After the maximalist sprawl of Cold Visions, Bladee returns with a single-producer statement that leans into emotional intensity and textural restraint. Sulfur Surfer, released today on Trash Island, finds the Swedish artist and longtime collaborator Whitearmor narrowing their shared palette into something darker, heavier and unusually cohesive.
Bladee has spent more than a decade moving between cloud-rap shimmer, hyperpop gloss and fractured experimental edges. What makes Sulfur Surfer feel different is its discipline. Released today, May 20 2026, on his own Trash Island label, the thirteen-track album is produced entirely by Whitearmor. The decision returns the pair to the core creative partnership that defined much of Bladee’s earliest work, but this time the frame is tighter and the mood heavier.
Where Cold Visions felt like a sprint across shifting architectures, Sulfur Surfer drifts with purpose. Whitearmor’s production—washed-out low end, spaced-out textures and melodies that hover between melancholy and menace—wraps Bladee’s voice in a consistent haze. The effect is less immediate rush and more sustained immersion. “Blondie,” the lead single, already signalled this shift: stately pacing, ceremonial weight, a refusal to chase quick hooks.

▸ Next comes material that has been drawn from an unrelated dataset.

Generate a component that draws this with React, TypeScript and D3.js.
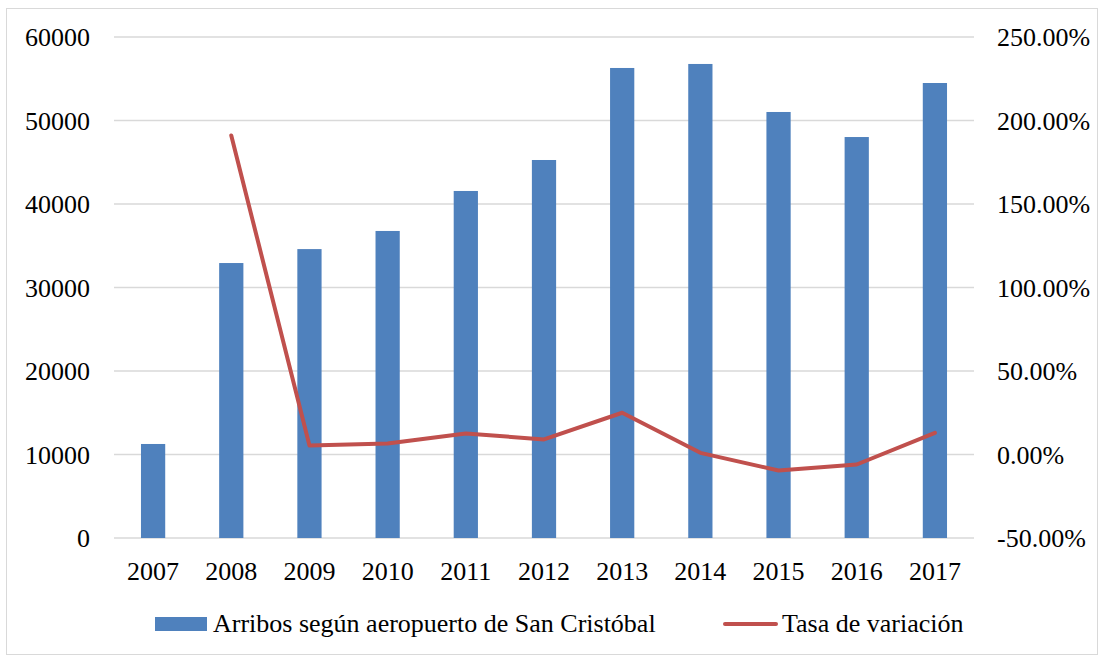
import React from "react";
import * as d3 from "d3";

const years = ["2007","2008","2009","2010","2011","2012","2013","2014","2015","2016","2017"];
const arribos = [11260, 32930, 34600, 36770, 41560, 45270, 56290, 56770, 51020, 48020, 54490];
const tasa: (number | null)[] = [null, 1.91, 0.054, 0.066, 0.126, 0.09, 0.25, 0.01, -0.096, -0.06, 0.13];
const leftTicks = [0, 10000, 20000, 30000, 40000, 50000, 60000];
const rightTicks = [-0.5, 0, 0.5, 1, 1.5, 2, 2.5];
const seriesNames = ["Arribos según aeropuerto de San Cristóbal", "Tasa de variación"];

export default function App() {
  const W = 1105, H = 659;
  const left = 114, right = 974, top = 37, bottom = 538;
  const x = d3.scaleBand().domain(years).range([left, right]).paddingInner(0.69).paddingOuter(0.345);
  const yL = d3.scaleLinear().domain([0, 60000]).range([bottom, top]);
  const yR = d3.scaleLinear().domain([-0.5, 2.5]).range([bottom, top]);
  const pts = years.map((y, i) => ({ y, v: tasa[i] })).filter(d => d.v !== null) as { y: string; v: number }[];
  const line = d3.line<{ y: string; v: number }>()
    .x(d => (x(d.y) as number) + x.bandwidth() / 2)
    .y(d => yR(d.v));
  return (
    <svg width={W} height={H} style={{ position: "absolute", left: 0, top: 0 }}>
      <rect x={0} y={0} width={W} height={H} fill="#fff" />
      <rect x={6.5} y={8.5} width={1091} height={646} fill="none" stroke="#d9d9d9" strokeWidth={1} />
      {leftTicks.map(t => (
        <line key={t} x1={left} x2={right} y1={yL(t)} y2={yL(t)} stroke="#d9d9d9" strokeWidth={1.3} />
      ))}
      {years.map((y, i) => (
        <rect key={y} x={x(y)} y={yL(arribos[i])} width={x.bandwidth()} height={bottom - yL(arribos[i])} fill="#4f81bd" />
      ))}
      <path d={line(pts) || ""} fill="none" stroke="#c0504d" strokeWidth={4} strokeLinejoin="round" strokeLinecap="round" />
      <g style={{ fontFamily: `"Times New Roman"`, fontSize: "26px" }}>
        {leftTicks.map(t => (
          <text key={t} x={90} y={yL(t) + 9}  textAnchor="end">{t}</text>
        ))}
        {rightTicks.map(t => (
          <text key={t} x={997} y={yR(t) + 9}>{(t * 100).toFixed(2) + "%"}</text>
        ))}
        {years.map(y => (
          <text key={y} x={(x(y) as number) + x.bandwidth() / 2} y={580} textAnchor="middle">{y}</text>
        ))}
        <text x={213} y={632}>{seriesNames[0]}</text>
        <text x={782} y={632}>{seriesNames[1]}</text>
      </g>
      <rect x={155} y={617} width={52} height={14} fill="#4f81bd" />
      <line x1={725} x2={776} y1={624} y2={624} stroke="#c0504d" strokeWidth={4} strokeLinecap="round" />
    </svg>
  );
}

Emotional charge and vocal presence
Across the record Bladee sounds newly direct. His delivery carries a sharper emotional edge, at once aggressive and exposed. Lines land with clarity even when the production threatens to swallow them. This is not the detached, gliding flow of earlier cloud-rap phases; it is a voice that feels present, invested, occasionally raw. Whitearmor’s beats meet that energy with equal control, washy yet precise, angsty yet controlled, creating space for Bladee to push further without losing the thread. The middle stretch rewards patience. Tracks move with a dark, almost medieval tint that deepens as the album progresses, blending ethereal cloud-rap foundations with moments of raw intensity. The palette stays recognisably Drain Gang, yet the small adjustments in structure and intensity keep the sound from repeating itself. Atmosphere here functions as structure, not decoration.
The most striking moment arrives on “Fox & Birch.” The feature from Current 93—David Tibet’s long-running British experimental project rooted in neofolk, industrial and esoteric folk—lands like an unannounced visitor from another era. Far from ironic, the collaboration feels like a genuine extension of Bladee’s curiosity. It reframes the surrounding tracks, lending the entire album a subtle ceremonial gravity. Suddenly the hazy production carries an older, darker echo. The gesture is quiet yet decisive: even inside a focused palette, the lane keeps widening.
Thirteen tracks deep, Sulfur Surfer maintains momentum where many of Bladee’s longer projects have meandered. From the opening title track through “Versailles Flow,” “Highland Tyrant” and “Dolor” into the late-album run of “The Dark Mirror,” “Stoner,” “Black Fire” and “Scab,” the sequencing feels deliberate. Some cuts lean toward rage-inflected energy, others toward dreamy, floating textures; all sit inside the same sonic world. Even the divisive moments, those that lean furthest into experimental territory, serve the album’s internal logic rather than disrupt it.
In an era when many artists chase constant reinvention, Bladee and Whitearmor have chosen consolidation. The result is not a step backward but a deeper excavation of what their partnership can carry: weight, presence and a willingness to let the music settle into its own bleak, beautiful haze.